When Tim Severin took a replica boat across the Atlantic in the summers of 1976 and 1977 (arguing that since it had taken St Brendan fully seven seasons to cross the ocean, he could legitimately take two), he made landfall in the Faroes, in Iceland, and eventually, after weathering ferocious storms in the Denmark Strait, in Newfoundland. His expedition proved it was entirely possible to cross the Atlantic in a leather boat, providing (as the Irish curragh builder had earlier told him) the crew was good enough. But while he showed that such a journey could have been made, Severin did not prove that such a journey had been made, nor that Irish monks had ever done such a thing, had been to any of these three countries at the time suggested. Nor has any firm evidence ever been adduced either that Irishmen visited or settled, or, more crucially, that they ever completed a crossing of the ocean. No early Irish artefact has ever been found in North America.

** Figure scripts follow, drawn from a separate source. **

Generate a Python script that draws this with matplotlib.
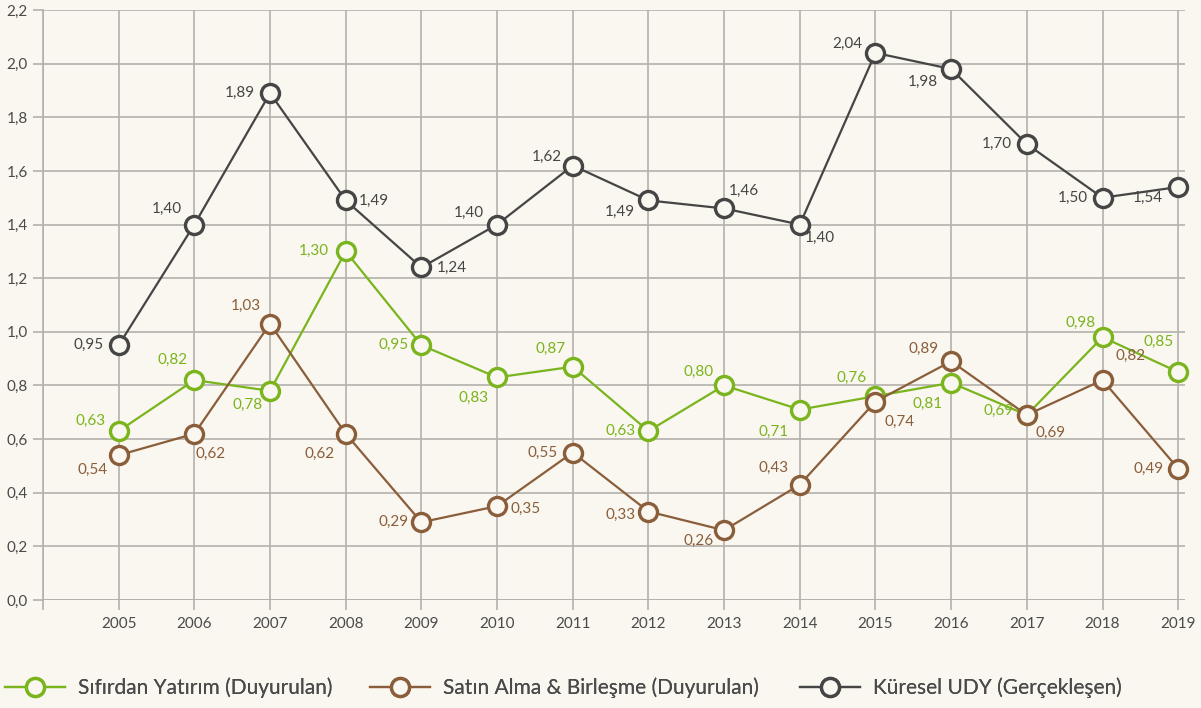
"""
UDY grafiği: Sıfırdan yatırım, satın alma & birleşme, küresel UDY (2005-2019)
"""
import matplotlib
matplotlib.use('Agg')
import matplotlib.pyplot as plt

plt.rcParams['font.family'] = ['Lato', 'DejaVu Sans']

years = list(range(2005, 2020))
sifirdan = [0.63, 0.82, 0.78, 1.30, 0.95, 0.83, 0.87, 0.63, 0.80, 0.71, 0.76, 0.81, 0.69, 0.98, 0.85]
satin_alma = [0.54, 0.62, 1.03, 0.62, 0.29, 0.35, 0.55, 0.33, 0.26, 0.43, 0.74, 0.89, 0.69, 0.82, 0.49]
kuresel = [0.95, 1.40, 1.89, 1.49, 1.24, 1.40, 1.62, 1.49, 1.46, 1.40, 2.04, 1.98, 1.70, 1.50, 1.54]

series_names = ['Sıfırdan Yatırım (Duyurulan)', 'Satın Alma & Birleşme (Duyurulan)',
                'Küresel UDY (Gerçekleşen)']

BG = '#FAF6F0'
GRID = '#B4B1AD'
TEXT = '#4A4A4A'
colors = ['#7AB51D', '#8A5E3A', '#454545']

# etiket konumları (piksel ofset)
off_green = [(-28, 10), (-22, 20), (-22, -14), (-32, 0), (-28, 0), (-24, -20), (-22, 18), (-28, 0),
             (-26, 14), (-26, -22), (-24, 18), (-24, -21), (-28, 4), (-22, 14), (-20, 30)]
off_brown = [(-26, -15), (16, -20), (-24, 18), (-26, -20), (-28, 0), (28, -3), (-30, 0), (-28, -3),
             (-26, -11), (-26, 17), (24, -20), (-28, 12), (24, -18), (28, 24), (-30, 0)]
off_black = [(-30, 0), (-28, 16), (-30, 0), (28, 0), (30, 0), (-28, 12), (-26, 9), (-29, -11),
             (20, 18), (20, -13), (-28, 9), (-28, -13), (-30, 0), (-30, 0), (-30, -11)]

fig = plt.figure(figsize=(12.01, 7.08), dpi=100, facecolor=BG)
ax = fig.add_axes([43 / 1201, 1 - 600 / 708, (1185 - 43) / 1201, 590 / 708])
ax.set_facecolor(BG)

ax.set_xlim(2004, 2019.09)
ax.set_ylim(0, 2.2)
ax.set_xticks(range(2004, 2020))
ax.set_xticklabels([''] + [str(y) for y in years])
ax.set_yticks([i * 0.2 for i in range(12)])
ax.set_yticklabels([f'{i * 0.2:.1f}'.replace('.', ',') for i in range(12)])
ax.tick_params(axis='both', direction='out', length=7, width=1.2, color=GRID,
               labelsize=11, labelcolor=TEXT)
ax.tick_params(axis='y', pad=4)
ax.tick_params(axis='x', pad=5)

ax.grid(True, color=GRID, linewidth=1.2)
for s in ['top', 'right', 'bottom']:
    ax.spines[s].set_visible(False)
ax.spines['left'].set_color(GRID)
ax.spines['left'].set_linewidth(1.2)
ax.axhline(0, color=GRID, linewidth=1.2, zorder=1)

data = [sifirdan, satin_alma, kuresel]
offsets = [off_green, off_brown, off_black]
handles = []
for vals, offs, c, name in zip(data, offsets, colors, series_names):
    line, = ax.plot(years, vals, color=c, linewidth=1.6, marker='o', markersize=13,
                    markerfacecolor=BG, markeredgecolor=c, markeredgewidth=2.4,
                    label=name, zorder=3, clip_on=False)
    handles.append(line)
    for x, v, (dx, dy) in zip(years, vals, offs):
        ax.annotate(f'{v:.2f}'.replace('.', ','), (x, v), xytext=(dx, dy),
                    textcoords='offset pixels', ha='center', va='center',
                    fontsize=11, color=c, zorder=4)

# lejant: her öğe ayrı konumda
legend_x = [5, 370, 800]
for h, lx in zip(handles, legend_x):
    leg = fig.legend([h], [h.get_label()], loc='center left',
                     bbox_to_anchor=(lx / 1201, (708 - 688) / 708), frameon=False,
                     fontsize=15, handlelength=2.9, handletextpad=0.6,
                     borderpad=0, borderaxespad=0, labelcolor=TEXT)
    fig.add_artist(leg)

plt.savefig('out.png', dpi=100, facecolor=BG)
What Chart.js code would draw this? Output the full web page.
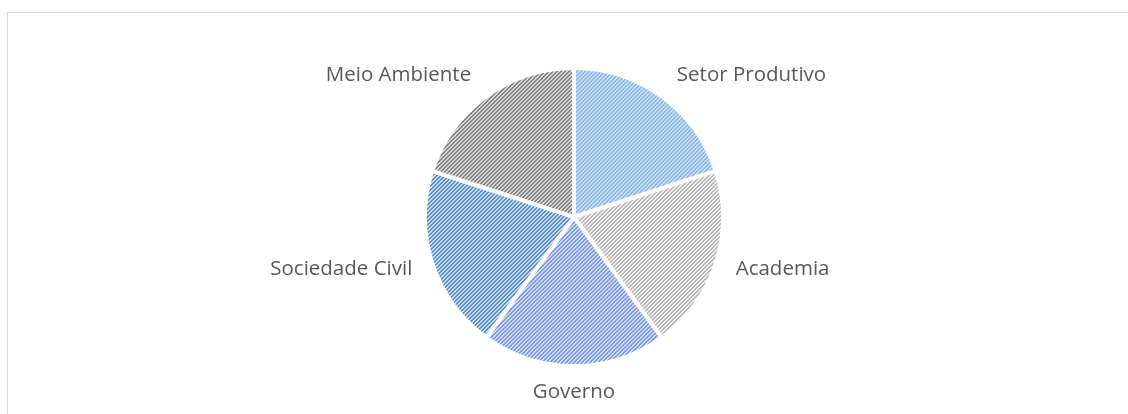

So the Irish were almost certainly not the linear antecedents of Christopher Columbus. Moreover, even though many Italians claim to this day that Columbus had no predecessors at all, and that 1492 was a true historical watershed for transoceanic contact, a discovery in the middle of the twentieth century changed everything. An archaeological find in northern Newfoundland in 1961 proved that the first ocean crossing had been made four hundred years after the supposed evangelising mission of the Irish, and fully four hundred years before the commercial expedition of Columbus, but neither by an Irishman nor a Genoese.
The first European to cross the Atlantic and reach the New World was a Norseman, a Viking, and probably from a family born in the fjord lands south of the coastal towns of Bergen and Stavanger, in Norway.